After studying the weather we decided that it was time to
leave Tahanea and head for Fakarava – as the winds and seas were due to build
in a few days time and we did not want to get stuck in Tahanea, nice as it is
but Fakarava is supposed to be even more spectacular. Before we departed we
took the dinghy over to the east pass in Fakarava and on slack water drift snorkeled
over viewing the dense and brightly coloured corals. The Tuamotos, being so far
from anywhere and sparsely populated still has amazing coral reefs and marine
animals. Who knows how long it will last though.
|South Fakarava mooring|
|High Street Fakarava|
After a bit of a boisterous chop in the pass on exit we
raised the sails for our 54 mile passage to the Fakarava South pass. With a
following wind of 20 plus knots and following seas it was a bit rolly but we
made good speed and arrived at the pass just after slack water.
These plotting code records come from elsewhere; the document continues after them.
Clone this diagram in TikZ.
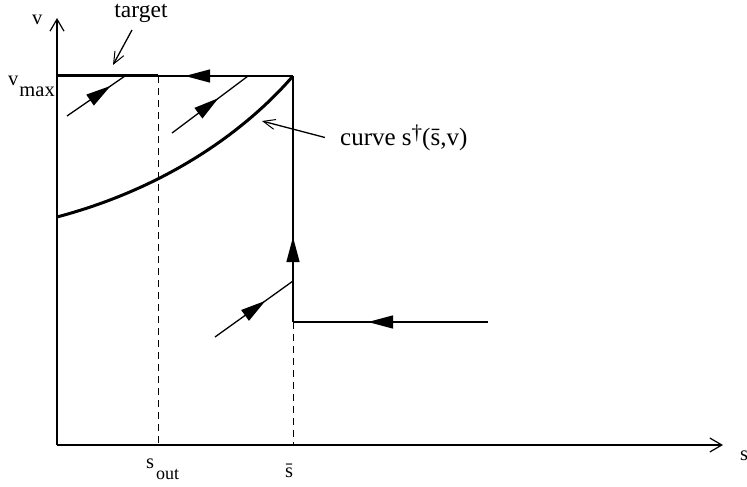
\documentclass[tikz,border=0pt]{standalone}
\usepackage{fontspec}
\setmainfont{Liberation Serif}
\usetikzlibrary{arrows.meta,decorations.markings}
\tikzset{
  thinl/.style={line width=1.3pt},
  thickl/.style={line width=3pt},
  dashl/.style={line width=1pt,dash pattern=on 7pt off 5pt},
  lbl/.style={inner sep=0pt,font=\fontsize{20.5}{24}\selectfont},
  biglbl/.style={inner sep=0pt,font=\fontsize{23.5}{27}\selectfont},
  curvelbl/.style={inner sep=0pt,font=\fontsize{25}{29}\selectfont},
  midarrow/.style={postaction={decorate},decoration={markings,
     mark=at position #1 with {\arrow{Triangle[length=25pt,width=13pt]}}}},
  axarrow/.style={-{Straight Barb[length=12pt,width=14pt,line width=1.2pt]}},
  ptr/.style={thinl,-{Straight Barb[length=12pt,width=10pt,line width=1pt]}}
}
\begin{document}
\begin{tikzpicture}[x=1pt,y=-1pt]
\useasboundingbox (0,0) rectangle (747,487);
% key points
\coordinate (O) at (57,445);
\coordinate (ytop) at (57,18);
\coordinate (xend) at (723,445);
\coordinate (vm) at (57,76);
\coordinate (so) at (158,76);
\coordinate (corner) at (293,76);
\coordinate (sbot) at (158,445);
\coordinate (bbot) at (293,445);
\coordinate (knee) at (293,322);
\coordinate (hend) at (488,322);
\coordinate (c0) at (57,217);
% axes
\draw[thinl,axarrow] (O) -- (ytop);
\draw[thinl,axarrow] (O) -- (xend);
% dashed guides
\draw[dashl] (so) -- (sbot);
\draw[dashl] (knee) -- (bbot);
% target and top line
\draw[thickl] (vm) -- (so);
\draw[thinl,midarrow=108pt] (corner) -- (so);
% vertical line
\draw[thinl,midarrow=85pt] (knee) -- (corner);
% horizontal incoming
\draw[thinl,midarrow=120pt] (hend) -- (knee);
% curve
\draw[thickl] (c0) .. controls (170,187) and (248,128) .. (corner);
% diagonal trajectories
\coordinate (d1a) at (67,116); \coordinate (d1b) at (125,76);
\coordinate (d2a) at (172,133); \coordinate (d2b) at (248,76);
\coordinate (d3a) at (215,337); \coordinate (d3b) at (293,281);
\draw[thinl,midarrow=53pt] (d1a) -- (d1b);
\draw[thinl,midarrow=58pt] (d2a) -- (d2b);
\draw[thinl,midarrow=62pt] (d3a) -- (d3b);
% labels
\node[lbl,anchor=base west] (vlab) at (32,25) {v};
\node[lbl,anchor=base west] (vmax) at (8,85) {v\hspace{1pt}\raisebox{-11pt}{max}};
\node[biglbl,anchor=base] (tlab) at (141,18) {target};
\coordinate (tptr) at (113,65);
\draw[ptr] (132,30) -- (tptr);
\node[curvelbl,anchor=base west] (clab) at (340,145) {curve s\raisebox{0.5ex}{\fontsize{21}{24}\selectfont †}(\=s,v)};
\coordinate (cptr) at (262,121);
\draw[ptr] ([xshift=-15pt]clab.west) -- (cptr);
\node[lbl,anchor=base west] (solab) at (146,468) {s\hspace{2pt}\raisebox{-11pt}{\fontsize{18}{21}\selectfont out}};
\node[lbl,anchor=base] (sblab) at (289,477) {\=s};
\node[lbl,anchor=base west] (slab) at (740,460) {s};
\end{tikzpicture}
\end{document}
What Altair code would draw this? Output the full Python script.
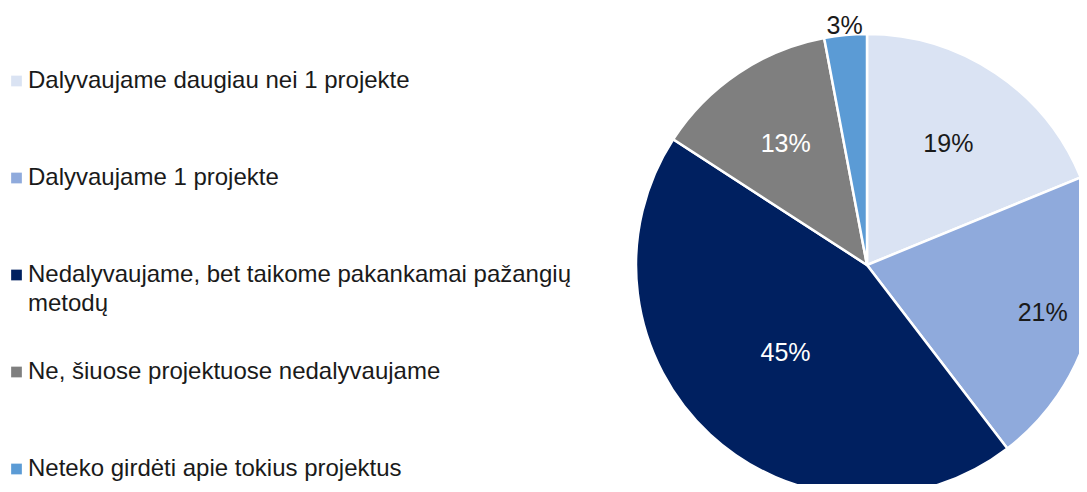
import altair as alt
import pandas as pd

categories = [
    "Dalyvaujame daugiau nei 1 projekte",
    "Dalyvaujame 1 projekte",
    "Nedalyvaujame, bet taikome pakankamai pažangių\nmetodų",
    "Ne, šiuose projektuose nedalyvaujame",
    "Neteko girdėti apie tokius projektus",
]
values = [19, 21, 45, 13, 3]
colors = ["#DAE3F3", "#8FAADC", "#002060", "#7F7F7F", "#5B9BD5"]
label_colors = ["#1a1a1a", "#1a1a1a", "#ffffff", "#ffffff", "#1a1a1a"]

df = pd.DataFrame({
    "cat": categories,
    "value": values,
    "idx": list(range(len(categories))),
    "lab": [f"{v}%" for v in values],
    "lcol": label_colors,
})

FONT = "Liberation Sans"
CX, CY, R = 859, 257, 231

color_scale = alt.Scale(domain=categories, range=colors)

base = alt.Chart(df)

pie = base.mark_arc(stroke="white", strokeWidth=2.5, outerRadius=R).encode(
    theta=alt.Theta("value:Q", stack=True),
    order=alt.Order("idx:Q"),
    color=alt.Color("cat:N", scale=color_scale, legend=None),
    x=alt.value(CX),
    y=alt.value(CY),
)

labels = base.transform_joinaggregate(
    total="sum(value)"
).transform_window(
    cum="sum(value)", sort=[alt.SortField("idx")], frame=[None, 0]
).transform_calculate(
    mid="(datum.cum - datum.value / 2) / datum.total * 2 * PI",
    r="datum.value < 5 ? 240 : (datum.value > 40 ? 120 : (datum.value > 20 ? 182 : 146))",
).mark_text(font=FONT, fontSize=25, baseline="middle", align="center").encode(
    theta=alt.Theta("mid:Q", scale=None, stack=None),
    radius=alt.Radius("r:Q", scale=None),
    text="lab:N",
    color=alt.Color("lcol:N", scale=None),
    x=alt.value(CX),
    y=alt.value(CY),
)

ypos = alt.Y(
    "cat:N",
    scale=alt.Scale(type="point", domain=categories, range=[80, 468], padding=0),
    axis=None,
)

leg_sq = base.mark_square(size=115, opacity=1, yOffset=-7).encode(
    x=alt.value(8.5),
    y=ypos,
    color=alt.Color("cat:N", scale=color_scale, legend=None),
)

leg_txt = base.mark_text(
    font=FONT, fontSize=24, align="left", baseline="alphabetic",
    lineBreak="\n", lineHeight=29, color="#1a1a1a",
).encode(
    x=alt.value(20),
    y=ypos,
    text="cat:N",
)

chart = alt.layer(pie, labels, leg_sq, leg_txt).properties(
    width=1071, height=476, padding=0, background="white",
    autosize=alt.AutoSizeParams(type="none"),
).configure_view(strokeWidth=0)

chart.save("out.html", embed_options={"renderer": "svg", "actions": False})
With the winds
coming from the SE and the pass entrance pointing south it made for a bit of a
challenging pass entry not helped by the fact that Garmin charts are inaccurate
and put us going over a reef so we navigated by sight with Jude on the bow
looking for coral heads and other shallow water. We navigated our way around
the shallow reefs and to the anchorage and dropped the hook having to “float
the anchor chain” with a fender above some coral heads. Although the winds were
still blowing 20 plus knots the protection of the reef in front of us
significantly reduced the wave chop. The anchorage is quite large and the 5
other boats there were well spread out.
Apart from the usual exploring of the sandy Motus and reefs
Fakarava has world renowned diving in the pass. We took the dinghy over to the
pass and looked into the water where we saw the amazing coral but also a dozen
or so sharks. Its not the most natural thing to swim with sharks but in we went
and swam against the strong current taking in all the wonderful marine life and
circling sharks. The visibility in the water is excellent, easily over 60 feet
so we could see into the depths of the pass. Later in the week I managed to tag
along with another couple who wanted to dive in the pass. We took their dinghy
into the middle of the pass at slack water went in the water and down to about
70 feet still tethered to the dinghy above and drifted with the current in the
pass for about 45 minutes. The sharks
here were more abundant and larger and were accompanied by a beautiful pair of
spotted eagle rays.
Fakarava used to be the administrative capital of the
Tuamotos before it was flattened by a hurricane, date unknown but the island
still has a population of around 1500 people mainly in the north part of the
After spending 5 days anchored near the pass we decided to
move across to Hirifa in the SE part of the atoll. We found another beautiful
spot to anchor with only one other boat there and perfectly calm waters, long
sandy beaches to walk along and some great swimming.